- _Task directions_:
Beneath this line sits some data. Return only its lines from the one holding "What matplotlib code" through the one holding "6.3, 7.9, 9.7, 10.1, 9.9, 8.8, 7.8]", inclusive, exactly, with the images removed.

======== Available data

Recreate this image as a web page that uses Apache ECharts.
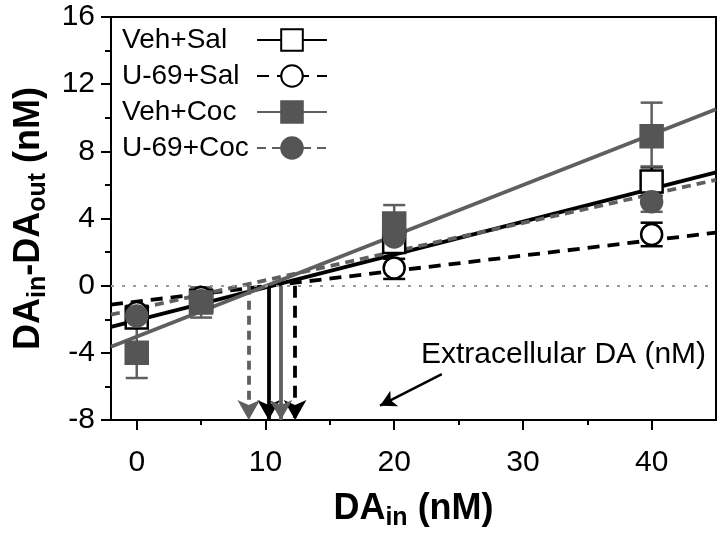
<!DOCTYPE html>
<html>
<head>
<meta charset="utf-8">
<script src="https://cdn.jsdelivr.net/npm/echarts@6/dist/echarts.min.js"></script>
<style>html,body{margin:0;padding:0;background:#fff;}#c{width:720px;height:536px;}</style>
</head>
<body>
<div id="c"></div>
<script>
// ---- data ----
const seriesNames = ['Veh+Sal', 'U-69+Sal', 'Veh+Coc', 'U-69+Coc'];
const doses = [0, 5, 20, 40];
const vehSal = [-1.9, -0.9, 2.6, 6.2];
const vehSalLo = [-2.4, -1.3, 2.0, 5.35];
const vehSalHi = [-1.4, -0.5, 3.2, 7.05];
const u69Sal = [-1.6, -0.7, 1.05, 3.05];
const u69SalLo = [-2.0, -1.0, 0.4, 2.35];
const u69SalHi = [-1.2, -0.4, 1.6, 3.75];
const vehCoc = [-4.0, -1.0, 3.7, 8.9];
const vehCocLo = [-5.5, -1.9, 2.6, 7.1];
const vehCocHi = [-2.5, -0.1, 4.8, 10.9];
const u69Coc = [-1.8, -0.9, 2.9, 5.0];
const u69CocLo = [-2.1, -1.2, 2.4, 4.4];
const u69CocHi = [-1.5, -0.6, 3.4, 5.6];
// regression lines: values at the ends of the x range
const fitX = [-2, 45];
const vehSalFit = [-2.45, 6.75];
const u69SalFit = [-1.13, 3.16];
const vehCocFit = [-3.64, 10.5];
const u69CocFit = [-1.73, 6.3];
// x positions of the vertical "intercept" arrows (per series)
const crossX = [10.25, 12.3, 11.2, 8.7];
// axis ticks
const xMajorTicks = [0, 10, 20, 30, 40];
const xMinorTicks = [5, 15, 25, 35];
const yTicks = [-8, -4, 0, 4, 8, 12, 16];
// annotation arrow (from, to) for "Extracellular DA (nM)"
const annoFrom = [23.7, -5.27];
const annoTo = [18.9, -7.15];
const annoText = 'Extracellular DA (nM)';

const FONT = '"Liberation Sans", Arial, Helvetica, sans-serif';
const GRAY = '#555555';
const GRAY_LINE = '#5f5f5f';

const styles = [
  {symbol: 'rect', size: 22, fill: '#ffffff', border: '#000', line: '#000', type: 'solid', err: '#000'},
  {symbol: 'circle', size: 21, fill: '#ffffff', border: '#000', line: '#000', type: [12, 8], err: '#000'},
  {symbol: 'rect', size: 22, fill: GRAY, border: GRAY, line: GRAY_LINE, type: 'solid', err: GRAY_LINE},
  {symbol: 'circle', size: 21, fill: GRAY, border: GRAY, line: GRAY_LINE, type: [9, 6], err: GRAY_LINE}
];
const means = [vehSal, u69Sal, vehCoc, u69Coc];
const lows = [vehSalLo, u69SalLo, vehCocLo, u69CocLo];
const highs = [vehSalHi, u69SalHi, vehCocHi, u69CocHi];
const fits = [vehSalFit, u69SalFit, vehCocFit, u69CocFit];

const chart = echarts.init(document.getElementById('c'), null, {renderer: 'canvas'});

const series = [];
seriesNames.forEach((name, i) => {
  const st = styles[i];
  series.push({
    name: name,
    type: 'line',
    xAxisIndex: 0,
    data: fitX.map((x, k) => [x, fits[i][k]]),
    symbol: st.symbol,
    symbolSize: st.size,
    showSymbol: false,
    silent: true,
    z: 2,
    lineStyle: {color: st.line, width: 3.8, type: st.type},
    itemStyle: {color: st.fill, borderColor: st.border, borderWidth: 2.5},
    markLine: {
      silent: true,
      symbol: ['none', 'arrow'],
      symbolSize: [17, 20],
      label: {show: false},
      lineStyle: {color: st.line, width: 3.8, type: st.type},
      data: [[{coord: [crossX[i], 0]}, {coord: [crossX[i], -8]}]]
    }
  });
  series.push({
    name: name + ' err',
    type: 'custom',
    xAxisIndex: 0,
    z: 3,
    silent: true,
    data: doses.map((d, k) => [d, lows[i][k], highs[i][k]]),
    renderItem: function (params, api) {
      const x = api.value(0);
      const p1 = api.coord([x, api.value(1)]);
      const p2 = api.coord([x, api.value(2)]);
      const w = 11;
      const s = {stroke: st.err, lineWidth: 2.5};
      return {type: 'group', children: [
        {type: 'line', shape: {x1: p1[0], y1: p1[1], x2: p2[0], y2: p2[1]}, style: s},
        {type: 'line', shape: {x1: p1[0] - w, y1: p1[1], x2: p1[0] + w, y2: p1[1]}, style: s},
        {type: 'line', shape: {x1: p2[0] - w, y1: p2[1], x2: p2[0] + w, y2: p2[1]}, style: s}
      ]};
    }
  });
  series.push({
    name: name + ' pts',
    type: 'scatter',
    xAxisIndex: 0,
    z: 5,
    silent: true,
    symbol: st.symbol,
    symbolSize: st.size,
    itemStyle: {color: st.fill, borderColor: st.border, borderWidth: 2.5, opacity: 1},
    data: doses.map((d, k) => [d, means[i][k]])
  });
});

series.push({
  name: 'ref',
  type: 'line',
  xAxisIndex: 0,
  data: [],
  silent: true,
  z: 1,
  markLine: {
    silent: true,
    symbol: ['none', 'none'],
    label: {show: false},
    lineStyle: {color: '#9a9a9a', width: 2, type: [3, 8]},
    data: [{yAxis: 0}]
  }
});
series.push({
  name: 'anno',
  type: 'line',
  xAxisIndex: 0,
  data: [],
  silent: true,
  z: 6,
  markLine: {
    silent: true,
    symbol: ['none', 'arrow'],
    symbolSize: [13, 16],
    label: {show: false},
    lineStyle: {color: '#000', width: 2.5, type: 'solid'},
    data: [[{coord: annoFrom}, {coord: annoTo}]]
  }
});

const titleRich = {
  b: {fontSize: 36, fontWeight: 'bold', color: '#000', fontFamily: FONT},
  s: {fontSize: 25, fontWeight: 'bold', color: '#000', fontFamily: FONT, padding: [18, 0, 0, 0]}
};

const option = {
  animation: false,
  backgroundColor: '#fff',
  textStyle: {fontFamily: FONT},
  grid: {left: 111, top: 17, right: 4, bottom: 115, show: true, borderColor: '#000', borderWidth: 2, backgroundColor: 'transparent'},
  legend: {
    orient: 'vertical',
    left: 117,
    top: 21,
    align: 'right',
    itemWidth: 70,
    itemHeight: 27,
    itemGap: 8,
    selectedMode: false,
    data: seriesNames,
    formatter: function (name) { return '{a|' + name + '}'; },
    textStyle: {
      fontFamily: FONT, fontSize: 28, color: '#000', padding: 0,
      rich: {a: {fontFamily: FONT, fontSize: 28, color: '#000', width: 130, align: 'left'}}
    }
  },
  xAxis: [
    {
      type: 'value', min: -2, max: 45, position: 'bottom',
      axisLine: {show: true, onZero: false, lineStyle: {color: '#000', width: 2}},
      axisTick: {show: true, inside: false, length: 10, lineStyle: {color: '#000', width: 2}, customValues: xMajorTicks},
      axisLabel: {show: true, margin: 28, fontSize: 30, color: '#000', fontFamily: FONT, customValues: xMajorTicks},
      splitLine: {show: false},
      name: '{b|DA}{s|in}{b| (nM)}',
      nameLocation: 'middle',
      nameGap: 68,
      nameTextStyle: {rich: titleRich}
    },
    {
      type: 'value', min: -2, max: 45, position: 'bottom',
      axisLine: {show: false, onZero: false},
      axisTick: {show: true, inside: false, length: 5, lineStyle: {color: '#000', width: 2}, customValues: xMinorTicks},
      axisLabel: {show: false},
      splitLine: {show: false}
    }
  ],
  yAxis: {
    type: 'value', min: yTicks[0], max: yTicks[yTicks.length - 1], interval: 4,
    axisLine: {show: true, onZero: false, lineStyle: {color: '#000', width: 2}},
    axisTick: {show: true, inside: false, length: 10, lineStyle: {color: '#000', width: 2}},
    minorTick: {show: true, splitNumber: 2, length: 6, lineStyle: {color: '#000', width: 2}},
    axisLabel: {margin: 16, fontSize: 30, color: '#000', fontFamily: FONT},
    splitLine: {show: false},
    name: '{b|DA}{s|in}{b|-DA}{s|out}{b| (nM)}',
    nameLocation: 'middle',
    nameGap: 60,
    nameRotate: 90,
    nameTextStyle: {rich: titleRich}
  },
  graphic: [
    {type: 'text', left: 421, top: 340, silent: true,
     style: {text: annoText, fontSize: 30, fontFamily: FONT, fill: '#000'}}
  ],
  series: series
};
chart.setOption(option);
</script>
</body>
</html>
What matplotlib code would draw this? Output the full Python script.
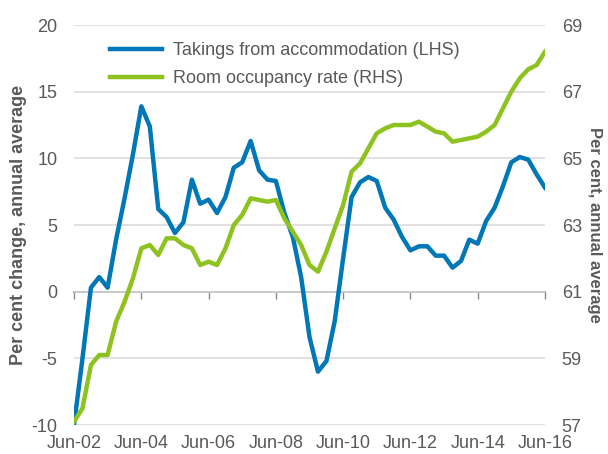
import matplotlib
matplotlib.use('Agg')
import matplotlib.pyplot as plt
import pandas as pd

# quarterly, Jun-02 .. Jun-16
quarters = pd.date_range('2002-06-30', periods=57, freq='QE')

takings = [-10.0, -5.0, 0.3, 1.1, 0.3, 3.9, 7.0, 10.3, 13.9, 12.4,
           6.2, 5.6, 4.4, 5.2, 8.4, 6.6, 6.9, 5.9, 7.1, 9.3,
           9.7, 11.3, 9.1, 8.4, 8.3, 5.9, 4.1, 1.1, -3.4, -6.0,
           -5.2, -2.2, 2.5, 7.1, 8.2, 8.6, 8.3, 6.3, 5.4, 4.1,
           3.1, 3.4, 3.4, 2.7, 2.7, 1.8, 2.3, 3.9, 3.6, 5.3,
           6.3, 7.9, 9.7, 10.1, 9.9, 8.8, 7.8]

occupancy = [57.1, 57.5, 58.8, 59.1, 59.1, 60.1, 60.7, 61.4, 62.3, 62.4,
             62.1, 62.6, 62.6, 62.4, 62.3, 61.8, 61.9, 61.8, 62.3, 63.0,
             63.3, 63.8, 63.75, 63.7, 63.75, 63.2, 62.8, 62.4, 61.8, 61.6,
             62.2, 62.9, 63.6, 64.6, 64.85, 65.3, 65.75, 65.9, 66.0, 66.0,
             66.0, 66.1, 65.95, 65.8, 65.75, 65.5, 65.55, 65.6, 65.65, 65.8,
             66.0, 66.5, 67.0, 67.4, 67.67, 67.8, 68.2]

tick_dates = pd.date_range('2002-06-30', '2016-06-30', freq='2YE-JUN')
tick_labels = ['Jun-02', 'Jun-04', 'Jun-06', 'Jun-08', 'Jun-10', 'Jun-12', 'Jun-14', 'Jun-16']

left_ticks = [-10, -5, 0, 5, 10, 15, 20]
right_ticks = [57, 59, 61, 63, 65, 67, 69]

blue = '#0077b6'
green = '#8dc21f'
txt = '#595959'

plt.rcParams['font.family'] = ['Liberation Sans', 'DejaVu Sans']
plt.rcParams['axes.unicode_minus'] = False

fig = plt.figure(figsize=(6.08, 4.54), dpi=100)
ax = fig.add_axes([74 / 608, 1 - 425 / 454, 471 / 608, 400 / 454])
ax2 = ax.twinx()

l1, = ax.plot(quarters, takings, color=blue, lw=3.2, solid_joinstyle='round')
l2, = ax2.plot(quarters, occupancy, color=green, lw=3.2, solid_joinstyle='round')

ax.set_xlim(quarters[0], quarters[-1])
ax.set_ylim(-10, 20)
ax2.set_ylim(57, 69)
ax.set_yticks(left_ticks)
ax2.set_yticks(right_ticks)
ax.set_xticks(tick_dates)
ax.set_xticklabels(tick_labels)

for a in (ax, ax2):
    for s in a.spines.values():
        s.set_visible(False)

ax.grid(axis='y', color='#d9d9d9', lw=1.1)
ax.set_axisbelow(True)
ax.tick_params(axis='both', length=0, labelsize=13, labelcolor=txt)
ax.tick_params(axis='y', pad=12)
ax.tick_params(axis='x', pad=7)
ax2.tick_params(axis='y', length=0, labelsize=13, labelcolor=txt, pad=12)

# zero line with tick marks
zero = ax.secondary_xaxis(1 / 3)
zero.set_xticks(tick_dates)
zero.tick_params(axis='x', direction='out', length=5, width=1, color='#888888', labelbottom=False)
zero.spines['bottom'].set_color('#888888')
zero.spines['bottom'].set_linewidth(1.2)

ax.set_ylabel('Per cent change, annual average', fontsize=13, fontweight='bold', color=txt, labelpad=3)
ax2.set_ylabel('Per cent, annual average', fontsize=12, fontweight='bold', color=txt,
               rotation=270, labelpad=4, va='bottom')

ax2.legend([l1, l2], ['Takings from accommodation (LHS)', 'Room occupancy rate (RHS)'],
           loc='upper left', bbox_to_anchor=(0.076, 0.957), frameon=False, fontsize=13,
           handlelength=2.9, handletextpad=0.6, labelspacing=0.6, borderpad=0,
           borderaxespad=0, labelcolor=txt)

fig.savefig('out.png', dpi=100)
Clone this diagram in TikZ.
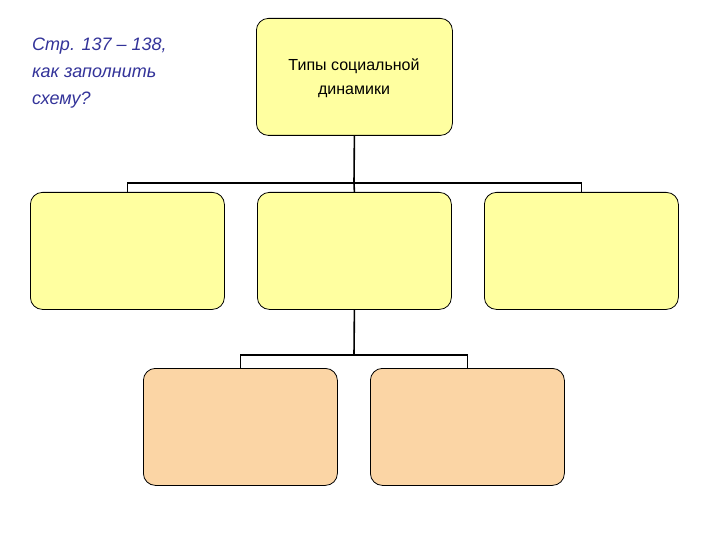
\documentclass[tikz,border=0pt]{standalone}
\usepackage{fontspec}
\setmainfont{Liberation Sans}
\begin{document}
\begin{tikzpicture}[x=1pt,y=-1pt,
  ybox/.style={draw=black,line width=0.8pt,rounded corners=12pt,fill=yellowfill,minimum width=194pt,minimum height=117pt,anchor=north west},
  obox/.style={ybox,fill=orangefill},
  conn/.style={line width=1.6pt}]
\definecolor{yellowfill}{RGB}{255,255,160}
\definecolor{orangefill}{RGB}{251,213,165}
\definecolor{bluetext}{RGB}{51,51,153}
\useasboundingbox (0,0) rectangle (720,540);
\node[ybox,minimum height=117pt,minimum width=196pt] (top) at (256,18) {};
\node[align=center,font=\fontsize{16}{24}\selectfont] (toptext) at (354,78) {Типы социальной\\динамики};
\node[ybox] (m1) at (30,192) {};
\node[ybox] (m2) at (257,192) {};
\node[ybox] (m3) at (484,192) {};
\node[obox] (b1) at (143,368) {};
\node[obox] (b2) at (370,368) {};
\node[anchor=north west,align=left,text=bluetext,font=\itshape\fontsize{18}{27}\selectfont,inner sep=0pt] (note) at (32,38) {Стр. 137 – 138,\\как заполнить\\схему?};
\coordinate (h1) at (354,183);
\draw[conn] (top.south) -- (h1);
\draw[conn] (m1.north) |- (h1) -| (m3.north);
\draw[conn] (h1) -- (m2.north);
\coordinate (h2) at (354,355);
\draw[conn] (m2.south) -- (h2);
\draw[conn] (b1.north) |- (h2) -| (b2.north);
\end{tikzpicture}
\end{document}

================

- _Response_:
What matplotlib code would draw this? Output the full Python script.
import matplotlib
matplotlib.use('Agg')
import matplotlib.pyplot as plt
import pandas as pd

# quarterly, Jun-02 .. Jun-16
quarters = pd.date_range('2002-06-30', periods=57, freq='QE')

takings = [-10.0, -5.0, 0.3, 1.1, 0.3, 3.9, 7.0, 10.3, 13.9, 12.4,
           6.2, 5.6, 4.4, 5.2, 8.4, 6.6, 6.9, 5.9, 7.1, 9.3,
           9.7, 11.3, 9.1, 8.4, 8.3, 5.9, 4.1, 1.1, -3.4, -6.0,
           -5.2, -2.2, 2.5, 7.1, 8.2, 8.6, 8.3, 6.3, 5.4, 4.1,
           3.1, 3.4, 3.4, 2.7, 2.7, 1.8, 2.3, 3.9, 3.6, 5.3,
           6.3, 7.9, 9.7, 10.1, 9.9, 8.8, 7.8]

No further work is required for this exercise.